Problem to solve
Output each entry that follows exactly. Images stay out.
▬▬▬
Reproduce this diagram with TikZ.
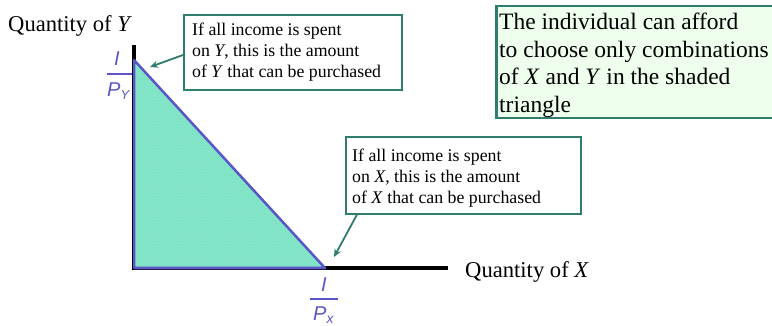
\documentclass[tikz,border=0pt]{standalone}
\usepackage{fontspec}
\setmainfont{Liberation Serif}
\setsansfont{Liberation Sans}
\usetikzlibrary{arrows.meta,patterns}
\definecolor{boxline}{HTML}{2E7D6E}
\definecolor{budget}{HTML}{5A55C8}
\definecolor{shadefill}{HTML}{80E6C8}
\definecolor{lightbox}{HTML}{EEFFEE}
\begin{document}
\begin{tikzpicture}[x=1pt,y=-1pt,
  note/.style={draw=boxline,line width=1.6pt,fill=white,anchor=north west,inner sep=0pt},
  ln/.style={anchor=base west,inner sep=0pt,font=\fontsize{17.8}{21}\selectfont},
  bigln/.style={anchor=base west,inner sep=0pt,font=\fontsize{23.5}{27}\selectfont},
  axlab/.style={anchor=base west,inner sep=0pt,font=\fontsize{22.6}{26}\selectfont},
  callout/.style={draw=boxline,line width=1.8pt,-{Stealth[length=8pt,width=7pt]}},
  fraclab/.style={text=budget,inner sep=0pt,font=\fontsize{20}{24}\selectfont\sffamily\itshape},
  fracrule/.style={draw=budget,line width=1.1pt}]
\useasboundingbox (0,0) rectangle (772,326);
% axes
\draw[line width=4pt] (134,45) -- (134,268) coordinate (O) -- (448,268) coordinate (xend);
% triangle
\coordinate (A) at (134,60);
\coordinate (B) at (325,268);
\fill[shadefill] (A) -- (O) -- (B) -- cycle;
\fill[pattern=dots,pattern color=shadefill!70!black!60] (A) -- (O) -- (B) -- cycle;
\draw[budget,line width=2.5pt,line join=round] (A) -- (O) -- (B) -- cycle;
% axis labels
\node[axlab] (ylab) at (8,32) {Quantity of \textit{Y}};
\node[axlab] (xlab) at (465,277) {Quantity of \textit{X}};
% intercept labels
\node[fraclab,anchor=base] (iyn) at (117,66) {I};
\draw[fracrule] (107,74) coordinate (ry1) -- (132,74) coordinate (ry2);
\node[fraclab,anchor=base west] (iyd) at (107,97) {P\raisebox{-3pt}{\fontsize{13}{14}\selectfont Y}};
\node[fraclab,anchor=base] (ixn) at (324,291) {I};
\draw[fracrule] (310,299) coordinate (rx1) -- (338,299) coordinate (rx2);
\node[fraclab,anchor=base west] (ixd) at (313,320) {P\raisebox{-3pt}{\fontsize{14}{15}\selectfont x}};
% callout 1
\node[note,minimum width=218pt,minimum height=75pt] (n1) at (183,14) {};
\node[ln] (n1a) at (192,36) {If all income is spent};
\node[ln] (n1b) at (192,57) {on \textit{Y}, this is the amount};
\node[ln] (n1c) at (192,78) {of \textit{Y} that can be purchased};
% callout 2
\node[note,minimum width=235pt,minimum height=77pt] (n2) at (345,136) {};
\node[ln] (n2a) at (352,162) {If all income is spent};
\node[ln] (n2b) at (352,183) {on \textit{X}, this is the amount};
\node[ln] (n2c) at (352,204) {of \textit{X} that can be purchased};
\coordinate (t1) at (150,67);
\coordinate (t2) at (334,257);
\draw[callout] (n1.west |- 0,55) -- (t1);
\draw[callout] (n2.south west) ++(12,0) coordinate (s2) -- (t2);
% summary box
\node[draw=boxline,line width=2.5pt,fill=lightbox,anchor=north west,minimum width=282pt,minimum height=112pt,inner sep=0pt] (n3) at (495,5) {};
\node[bigln] (n3a) at (499,30) {The individual can afford};
\node[bigln] (n3b) at (499,57.5) {to choose only combinations};
\node[bigln] (n3c) at (499,85) {of \textit{X} and \textit{Y} in the shaded};
\node[bigln] (n3d) at (499,112.5) {triangle};
\end{tikzpicture}
\end{document}
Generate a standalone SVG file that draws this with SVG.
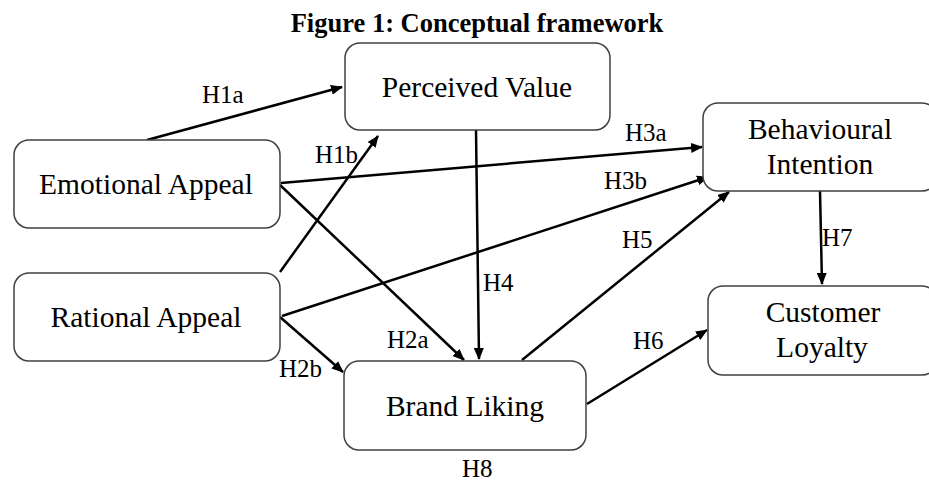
▬▬▬
Result for this exercise
Reproduce this diagram with TikZ.
\documentclass[tikz,border=0pt]{standalone}
\usepackage{fontspec}
\setmainfont{Liberation Serif}
\setsansfont{Liberation Sans}
\usetikzlibrary{arrows.meta,patterns}
\definecolor{boxline}{HTML}{2E7D6E}
\definecolor{budget}{HTML}{5A55C8}
\definecolor{shadefill}{HTML}{80E6C8}
\definecolor{lightbox}{HTML}{EEFFEE}
\begin{document}
\begin{tikzpicture}[x=1pt,y=-1pt,
  note/.style={draw=boxline,line width=1.6pt,fill=white,anchor=north west,inner sep=0pt},
  ln/.style={anchor=base west,inner sep=0pt,font=\fontsize{17.8}{21}\selectfont},
  bigln/.style={anchor=base west,inner sep=0pt,font=\fontsize{23.5}{27}\selectfont},
  axlab/.style={anchor=base west,inner sep=0pt,font=\fontsize{22.6}{26}\selectfont},
  callout/.style={draw=boxline,line width=1.8pt,-{Stealth[length=8pt,width=7pt]}},
  fraclab/.style={text=budget,inner sep=0pt,font=\fontsize{20}{24}\selectfont\sffamily\itshape},
  fracrule/.style={draw=budget,line width=1.1pt}]
\useasboundingbox (0,0) rectangle (772,326);
% axes
\draw[line width=4pt] (134,45) -- (134,268) coordinate (O) -- (448,268) coordinate (xend);
% triangle
\coordinate (A) at (134,60);
\coordinate (B) at (325,268);
\fill[shadefill] (A) -- (O) -- (B) -- cycle;
\fill[pattern=dots,pattern color=shadefill!70!black!60] (A) -- (O) -- (B) -- cycle;
\draw[budget,line width=2.5pt,line join=round] (A) -- (O) -- (B) -- cycle;
% axis labels
\node[axlab] (ylab) at (8,32) {Quantity of \textit{Y}};
\node[axlab] (xlab) at (465,277) {Quantity of \textit{X}};
% intercept labels
\node[fraclab,anchor=base] (iyn) at (117,66) {I};
\draw[fracrule] (107,74) coordinate (ry1) -- (132,74) coordinate (ry2);
\node[fraclab,anchor=base west] (iyd) at (107,97) {P\raisebox{-3pt}{\fontsize{13}{14}\selectfont Y}};
\node[fraclab,anchor=base] (ixn) at (324,291) {I};
\draw[fracrule] (310,299) coordinate (rx1) -- (338,299) coordinate (rx2);
\node[fraclab,anchor=base west] (ixd) at (313,320) {P\raisebox{-3pt}{\fontsize{14}{15}\selectfont x}};
% callout 1
\node[note,minimum width=218pt,minimum height=75pt] (n1) at (183,14) {};
\node[ln] (n1a) at (192,36) {If all income is spent};
\node[ln] (n1b) at (192,57) {on \textit{Y}, this is the amount};
\node[ln] (n1c) at (192,78) {of \textit{Y} that can be purchased};
% callout 2
\node[note,minimum width=235pt,minimum height=77pt] (n2) at (345,136) {};
\node[ln] (n2a) at (352,162) {If all income is spent};
\node[ln] (n2b) at (352,183) {on \textit{X}, this is the amount};
\node[ln] (n2c) at (352,204) {of \textit{X} that can be purchased};
\coordinate (t1) at (150,67);
\coordinate (t2) at (334,257);
\draw[callout] (n1.west |- 0,55) -- (t1);
\draw[callout] (n2.south west) ++(12,0) coordinate (s2) -- (t2);
% summary box
\node[draw=boxline,line width=2.5pt,fill=lightbox,anchor=north west,minimum width=282pt,minimum height=112pt,inner sep=0pt] (n3) at (495,5) {};
\node[bigln] (n3a) at (499,30) {The individual can afford};
\node[bigln] (n3b) at (499,57.5) {to choose only combinations};
\node[bigln] (n3c) at (499,85) {of \textit{X} and \textit{Y} in the shaded};
\node[bigln] (n3d) at (499,112.5) {triangle};
\end{tikzpicture}
\end{document}
Generate a standalone SVG file that draws this with SVG.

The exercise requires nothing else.